What is the problem? Using ACLs to segment your traffic in a data center is painful. For many reasons. You write it in a language that is great for networkers, but you need to get the info for writing that piece from application guys. You write policy on devices that can do L3/L4 policy. But they have been built to really handle L2 traffic. You make one mistake in that policy and your switch, router or firewall will explode (not literally), but it might open up your datacenter to traffic that you never wanted to allow.
Another obvious fact the article mentions is responsibility. Yes, who on earth is responsible for rules between workloads, between applications? The author states that he never started a job, where the application team owned the firewall rules for the application, and i have never seen it in organisations big or small either. There is a huge disconnect between the application teams, the network teams and security teams. Not only on how to write the policy for this application (Application team: please open anything so this works, Security team: please close almost anything so it's secure, Network team: not going to happen on our infrastructure, it coud break). There is no common knowledge on connections, of course there is no real-time Application Dependency Map showing you all the traffic building a common understanding between the three teams.
The third problem the author states is well known too: Firewall/ACLs grow. Daily. Weekly, Monthly, Yearly. After three years they outgrow the TCAM space or are unreadable (doesn't really take that long). The firewall vendor says you should buy a bigger firewall. Nobody will ever delete a rule, because it's not clear what the impact would be. If it's not a pure allow-list approach, order will matter and no sane person will ever touch rule order again. Ever. You do a change, and the ruleset can break. Angry people will call you. You could be fired. For a firewall or ACL change. What do you do, you have a family or a house to pay off: You avoid any risk.
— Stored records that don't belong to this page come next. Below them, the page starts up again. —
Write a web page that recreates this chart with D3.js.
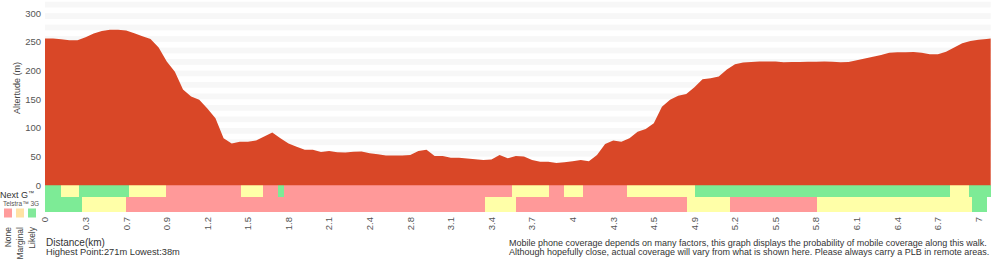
<!DOCTYPE html>
<html><head><meta charset="utf-8">
<script src="https://cdn.jsdelivr.net/npm/d3@7"></script>
<style>
body{margin:0;background:#fff}
svg{display:block;font-family:"Liberation Sans",Arial,Helvetica,sans-serif}
</style>
</head><body>
<svg id="chart" width="1000" height="260"></svg>
<script>
// ---------- DATA ----------
const sampleCount = 234;        // number of samples along the walk
const sampleStep = 2;           // elevation values are read every 2nd sample (last one = final sample)
const elevation = [
  256,256,254.5,253,253,258,264.5,269,271,271,270,265,260,255,240,216,198,167,155,149,
  134,117,82,73,76,76,78,85,92,82,73,67,62,62,58,60,57.5,57,58.5,59,
  56,54,52,52,52,53,60,62,51,51,48,48,46.5,45.5,44,45,53,47,51,50,
  44,41,41,39,40,42,44,42,53,72,78,76,82,93.5,98,108,137,149,156,159,
  171,185,186.5,189.5,202,211,214,215,215.7,215.7,215.7,214.5,215,215,215.5,215.5,216,215.5,214.5,215,
  218,221,224,227,231,232,232,232.5,231,228.5,228.5,233,240,247.5,251.5,253.5,255,256
];
const tickEvery = 10;
const tickLabels = ["0","0.3","0.7","0.9","1.2","1.5","1.8","2.1","2.4","2.8","3.1","3.4",
                    "3.7","4","4.3","4.5","4.9","5.2","5.5","5.8","6.1","6.4","6.7","7"];
const yTicks = [0,50,100,150,200,250,300];
const levels = ["None","Marginal","Likely"];
// coverage segments: [startSample, endSample, level]
const nextG = [
  [0,4,"Likely"],[4,8.4,"Marginal"],[8.4,20.7,"Likely"],[20.7,29.8,"Marginal"],
  [29.8,48.3,"None"],[48.3,53.7,"Marginal"],[53.7,57.3,"None"],[57.3,58.8,"Likely"],
  [58.8,115,"None"],[115,124.1,"Marginal"],[124.1,127.8,"None"],[127.8,132.5,"Marginal"],
  [132.5,143.3,"None"],[143.3,160.1,"Marginal"],[160.1,222.9,"Likely"],[222.9,227.6,"Marginal"],
  [227.6,233,"Likely"]
];
const telstra3G = [
  [0,9,"Likely"],[9,20,"Marginal"],[20,108.4,"None"],[108.4,116,"Marginal"],
  [116,158.2,"None"],[158.2,168.8,"Marginal"],[168.8,190.3,"None"],[190.3,228.3,"Marginal"],
  [228.3,232,"Likely"]
];
const highest = 271, lowest = 38;

// ---------- DRAW ----------
const svg = d3.select("#chart");
const plotLeft = 45, plotRight = 990.7, plotTop = 0, plotBase = 185.3;
const x = d3.scaleLinear().domain([0, sampleCount - 1]).range([plotLeft, plotRight]);
const y = d3.scaleLinear().domain([0, 323]).range([plotBase, plotTop]);

const stripColor = d3.scaleOrdinal().domain(levels).range(["#ff9999","#ffffa8","#7deb96"]);
const legendColor = d3.scaleOrdinal().domain(levels).range(["#ff9c9c","#ffe2a4","#82e99a"]);

// background bands
const bands = d3.range(20, 340, 20);
svg.append("g").selectAll("rect").data(bands).join("rect")
  .attr("x", plotLeft).attr("width", plotRight - plotLeft)
  .attr("y", d => Math.max(plotTop, y(d)))
  .attr("height", d => y(d - 10) - Math.max(plotTop, y(d)))
  .attr("fill", "#f7f7f7");

// coverage rows
function row(data, y0, y1){
  svg.append("g").attr("shape-rendering","crispEdges").selectAll("rect").data(data).join("rect")
    .attr("x", d => x(d[0])).attr("width", d => x(d[1]) - x(d[0]))
    .attr("y", y0).attr("height", y1 - y0)
    .attr("fill", d => stripColor(d[2]));
}
row(nextG, plotBase, 197);
row(telstra3G, 197, 212);

// elevation area
const pts = elevation.map((v, k) => [Math.min(k * sampleStep, sampleCount - 1), v]);
svg.append("path").datum(pts)
  .attr("fill", "#d94727")
  .attr("d", d3.area().x(d => x(d[0])).y0(y(0)).y1(d => y(d[1])));

// y axis labels
svg.append("g").selectAll("text").data(yTicks).join("text")
  .attr("x", 41).attr("y", d => y(d)).attr("dy", "0.35em")
  .attr("text-anchor", "end").attr("font-size", 9.5).attr("fill", "#555")
  .text(d => d);
svg.append("text").attr("transform", "translate(20,88) rotate(-90)")
  .attr("text-anchor", "middle").attr("font-size", 9).attr("fill", "#444")
  .text("Altertude (m)");

// x axis labels
svg.append("g").selectAll("text").data(tickLabels).join("text")
  .attr("transform", (d, i) => `translate(${x(i * tickEvery)},217) rotate(-90)`)
  .attr("dy", "0.35em").attr("text-anchor", "end")
  .attr("font-size", 9.5).attr("fill", "#555")
  .text(d => d);

// legend
const ng = svg.append("text").attr("x", 0).attr("y", 197.5).attr("font-size", 9).attr("fill", "#333");
ng.append("tspan").text("Next G");
ng.append("tspan").attr("font-size", 6).attr("dy", -2.5).text("™");
svg.append("text").attr("x", 3).attr("y", 205.5).attr("font-size", 6.5).attr("fill", "#555")
  .text("Telstra™ 3G");
svg.append("g").selectAll("rect").data(levels).join("rect")
  .attr("x", (d, i) => 4 + i * 12).attr("y", 208.5).attr("width", 8).attr("height", 9)
  .attr("fill", d => legendColor(d));
svg.append("g").selectAll("text").data(levels).join("text")
  .attr("transform", (d, i) => `translate(${8 + i * 12},227) rotate(-90)`)
  .attr("dy", "0.35em").attr("text-anchor", "end")
  .attr("font-size", 8.5).attr("fill", "#444")
  .text(d => d);

// footer text
svg.append("text").attr("x", 46).attr("y", 246).attr("font-size", 10).attr("fill", "#333")
  .text("Distance(km)");
svg.append("text").attr("x", 46).attr("y", 255).attr("font-size", 9.3).attr("fill", "#333")
  .text(`Highest Point:${highest}m Lowest:${lowest}m`);
svg.append("text").attr("x", 509).attr("y", 246).attr("font-size", 9).attr("fill", "#333")
  .text("Mobile phone coverage depends on many factors, this graph displays the probability of mobile coverage along this walk.");
svg.append("text").attr("x", 509).attr("y", 255).attr("font-size", 9).attr("fill", "#333")
  .text("Although hopefully close, actual coverage will vary from what is shown here. Please always carry a PLB in remote areas.");
</script>
</body></html>
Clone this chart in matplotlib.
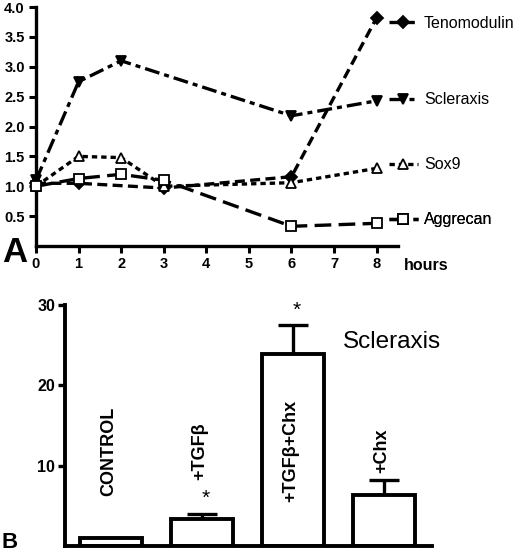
import numpy as np
import matplotlib
matplotlib.use('Agg')
import matplotlib.pyplot as plt

plt.rcParams['font.family'] = ['Liberation Sans', 'DejaVu Sans']

# panel A: time course (hours)
teno_t = [0, 1, 3, 6, 8]
teno_v = [1.05, 1.05, 0.97, 1.16, 3.82]
scx_t = [0, 1, 2, 6, 8]
scx_v = [1.10, 2.75, 3.10, 2.18, 2.43]
sox_t = [0, 1, 2, 3, 6, 8]
sox_v = [1.00, 1.50, 1.48, 1.00, 1.06, 1.30]
agg_t = [0, 1, 2, 3, 6, 8]
agg_v = [1.00, 1.13, 1.20, 1.10, 0.33, 0.38]

# panel B: scleraxis bars
groups = ['CONTROL', '+TGF\u03b2', '+TGF\u03b2+Chx', '+Chx']
means = [1.0, 3.35, 23.85, 6.35]
errs = [0.0, 0.65, 3.65, 1.85]
signif = [False, True, True, False]

fig = plt.figure(figsize=(5.2, 5.52), dpi=100)

# ---- panel A
ax = fig.add_axes([0.0692, 0.5543, 0.696, 0.433])
series = [
    ('Tenomodulin', teno_t, teno_v, 'D', 'black', (3.0, 1.6)),
    ('Scleraxis', scx_t, scx_v, 'v', 'black', (4.5, 1.5, 1.5, 1.5)),
    ('Sox9', sox_t, sox_v, '^', 'white', (1.6, 1.2)),
    ('Aggrecan', agg_t, agg_v, 's', 'white', (5.0, 2.2)),
]
leg_y = [0.933, 0.611, 0.339, 0.109]
handles = []
for name, t, v, mk, fc, ds in series:
    ln, = ax.plot(t, v, color='black', lw=2.4, dashes=ds, marker=mk,
                  markersize=7 if mk != 'D' else 6, markerfacecolor=fc,
                  markeredgecolor='black', markeredgewidth=1.3, clip_on=False,
                  zorder=3)
    handles.append((ln, name))

for (ln, name), y in zip(handles, leg_y):
    lg = ax.legend([ln], [name], loc='center left', bbox_to_anchor=(0.975, y),
                   frameon=False, fontsize=11.5, handlelength=1.8,
                   handletextpad=0.4, borderpad=0, borderaxespad=0)
    ax.add_artist(lg)

ax.set_xlim(0, 8.5)
ax.set_ylim(0, 4.0)
ax.set_xticks(range(0, 9))
ax.set_yticks(np.arange(0.5, 4.01, 0.5))
ax.set_yticklabels(['%.1f' % y for y in np.arange(0.5, 4.01, 0.5)])
for s in ['top', 'right']:
    ax.spines[s].set_visible(False)
for s in ['left', 'bottom']:
    ax.spines[s].set_linewidth(2.4)
ax.tick_params(width=2.2, length=5, labelsize=10.5, pad=3)
for lab in ax.get_xticklabels() + ax.get_yticklabels():
    lab.set_fontweight('bold')

fig.text(0.004, 0.525, 'A', fontsize=25, fontweight='bold', va='baseline')
fig.text(0.777, 0.511, 'hours', fontsize=11.5, fontweight='bold', va='baseline')

# ---- panel B
bx = fig.add_axes([0.125, 0.0109, 0.706, 0.4366])
x = np.arange(len(groups))
bx.bar(x, means, width=0.68, color='white', edgecolor='black', linewidth=2.8,
       zorder=2)
bx.errorbar(x, means, yerr=[np.zeros(len(errs)), errs], fmt='none',
            ecolor='black', elinewidth=2.4, capsize=11, capthick=2.4, zorder=1)
for i, g in enumerate(groups):
    bx.text(i - 0.02, 11.8, g, rotation=90, ha='center', va='center',
            fontsize=13, fontweight='bold', zorder=4)
    if signif[i]:
        bx.text(i + 0.04, means[i] + errs[i] + 0.7, '*', ha='center',
                va='bottom', fontsize=15)
bx.text(2.55, 24.6, 'Scleraxis', fontsize=17.5, va='baseline')

bx.set_xlim(-0.505, 3.53)
bx.set_ylim(0, 30)
bx.set_yticks([10, 20, 30])
bx.set_xticks([])
for s in ['top', 'right']:
    bx.spines[s].set_visible(False)
for s in ['left', 'bottom']:
    bx.spines[s].set_linewidth(2.8)
bx.tick_params(axis='y', width=2.4, length=5, labelsize=11.5, pad=2)
for lab in bx.get_yticklabels():
    lab.set_fontweight('bold')

fig.text(0.002, 0.007, 'B', fontsize=16, fontweight='bold', va='baseline')

fig.savefig('out.png', dpi=100)
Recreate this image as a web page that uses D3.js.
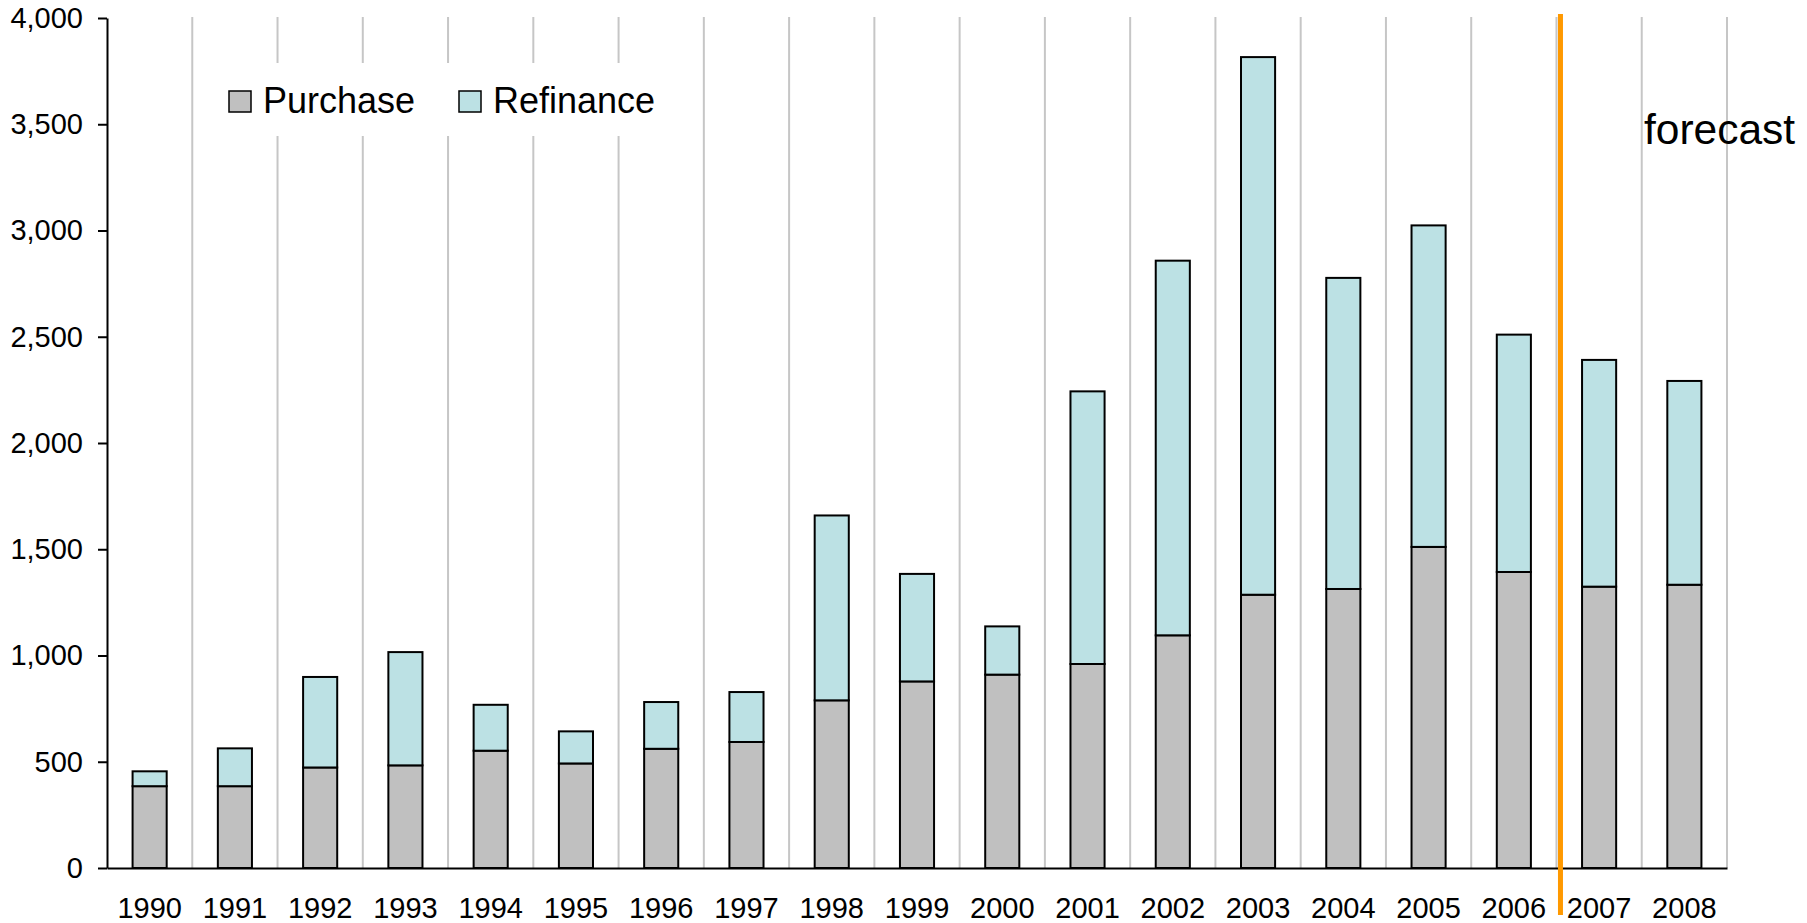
<!DOCTYPE html>
<html><head><meta charset="utf-8">
<script src="https://cdn.jsdelivr.net/npm/d3@7"></script>
<style>
body{margin:0;background:#fff;}
svg{display:block;}
text{font-family:"Liberation Sans", Arial, Helvetica, sans-serif; fill:#000;}
</style>
</head><body>
<svg id="chart" width="1807" height="923"></svg>
<script>
// ---- data ----
const years = ["1990","1991","1992","1993","1994","1995","1996","1997","1998","1999","2000","2001","2002","2003","2004","2005","2006","2007","2008"];
const purchase  = [385, 385, 473, 483, 552, 492, 561, 593, 789, 878, 910, 960, 1095, 1286, 1313, 1511, 1393, 1324, 1333];
const refinance = [70, 178, 426, 533, 216, 151, 220, 235, 870, 506, 227, 1283, 1763, 2530, 1464, 1513, 1117, 1067, 959];
const seriesNames = ["Purchase", "Refinance"];
const yTicks = [0, 500, 1000, 1500, 2000, 2500, 3000, 3500, 4000];
const forecastStart = "2007";
const forecastLabel = "forecast";

// ---- layout ----
const colors = {Purchase: "#C0C0C0", Refinance: "#BCE1E4"};
const plot = {x0: 107, x1: 1727, y0: 868, y1: 18};

const svg = d3.select("#chart");
const rows = years.map((yr, i) => ({year: yr, Purchase: purchase[i], Refinance: refinance[i]}));

const x = d3.scaleBand().domain(years).range([plot.x0, plot.x1]).paddingInner(0.6).paddingOuter(0.3);
const y = d3.scaleLinear().domain([0, 4000]).range([plot.y0, plot.y1]);
const halfGap = (x.step() - x.bandwidth()) / 2;

// vertical gridlines at category boundaries
svg.append("g").selectAll("line").data(years).join("line")
  .attr("x1", d => x(d) + x.bandwidth() + halfGap)
  .attr("x2", d => x(d) + x.bandwidth() + halfGap)
  .attr("y1", y(4000) - 1).attr("y2", y(0))
  .attr("stroke", "#C6C6C6").attr("stroke-width", 2);

// legend background (hides gridlines)
svg.append("rect").attr("x", 214).attr("y", 63).attr("width", 476).attr("height", 73).attr("fill", "#fff");

// stacked bars
const stack = d3.stack().keys(seriesNames)(rows);
svg.append("g").selectAll("g").data(stack).join("g")
  .attr("fill", s => colors[s.key])
  .selectAll("rect").data(s => s).join("rect")
  .attr("x", d => x(d.data.year))
  .attr("width", x.bandwidth())
  .attr("y", d => y(d[1]))
  .attr("height", d => y(d[0]) - y(d[1]))
  .attr("stroke", "#000").attr("stroke-width", 2);

// y axis
const yAxis = svg.append("g").attr("transform", `translate(${plot.x0},0)`)
  .call(d3.axisLeft(y).tickValues(yTicks).tickFormat(d3.format(",")).tickSize(9).tickPadding(15).tickSizeOuter(0));
yAxis.select(".domain").attr("stroke", "#000").attr("stroke-width", 2);
yAxis.selectAll(".tick line").attr("stroke", "#000").attr("stroke-width", 2);
yAxis.selectAll(".tick text").attr("font-size", 29).attr("font-family", "Liberation Sans, Arial, sans-serif").attr("fill", "#000");

// x axis
const xAxis = svg.append("g").attr("transform", `translate(0,${plot.y0})`)
  .call(d3.axisBottom(x).tickSize(0).tickPadding(29).tickSizeOuter(0));
xAxis.select(".domain").attr("stroke", "#000").attr("stroke-width", 2);
xAxis.selectAll(".tick text").attr("font-size", 29).attr("font-family", "Liberation Sans, Arial, sans-serif").attr("fill", "#000");

// forecast divider
const fx = x(forecastStart) - halfGap + 4;
svg.append("line").attr("x1", fx).attr("x2", fx).attr("y1", 14).attr("y2", 915)
  .attr("stroke", "#FF9900").attr("stroke-width", 5);
svg.append("text").attr("x", 1644).attr("y", 144).attr("font-size", 42.5).text(forecastLabel);

// legend
const legendPos = [{sx: 229, tx: 263}, {sx: 459, tx: 493}];
const lg = svg.append("g").selectAll("g").data(seriesNames).join("g");
lg.append("rect")
  .attr("x", (d, i) => legendPos[i].sx).attr("y", 91).attr("width", 22).attr("height", 21)
  .attr("fill", d => colors[d]).attr("stroke", "#000").attr("stroke-width", 1.5);
lg.append("text")
  .attr("x", (d, i) => legendPos[i].tx).attr("y", 113).attr("font-size", 36).text(d => d);
</script>
</body></html>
I couldn't agree more and the author gives some great advice to people maintaining ACLs and firewall policy, like naming things, creating groups, having a naming and labelling structure.
He also suggests to get the application owners on board, to outsource policy to them, because they know (or are supposed to know) their applications.
Deny by default, permit by exception. Call it zero trust, or just call it allow-list or call it "this will make my life easier in the long term". Don't go for deny-lists. Ever.
What that thing DOES is pretty clear. You can issue concise commands and get direct information about the operation of that device. Add policy enforcement to the mix and whoa there Bessy, you done fucked up. Firewall configurations within the data center can (and will) quickly grow to hundreds of thousands of lines.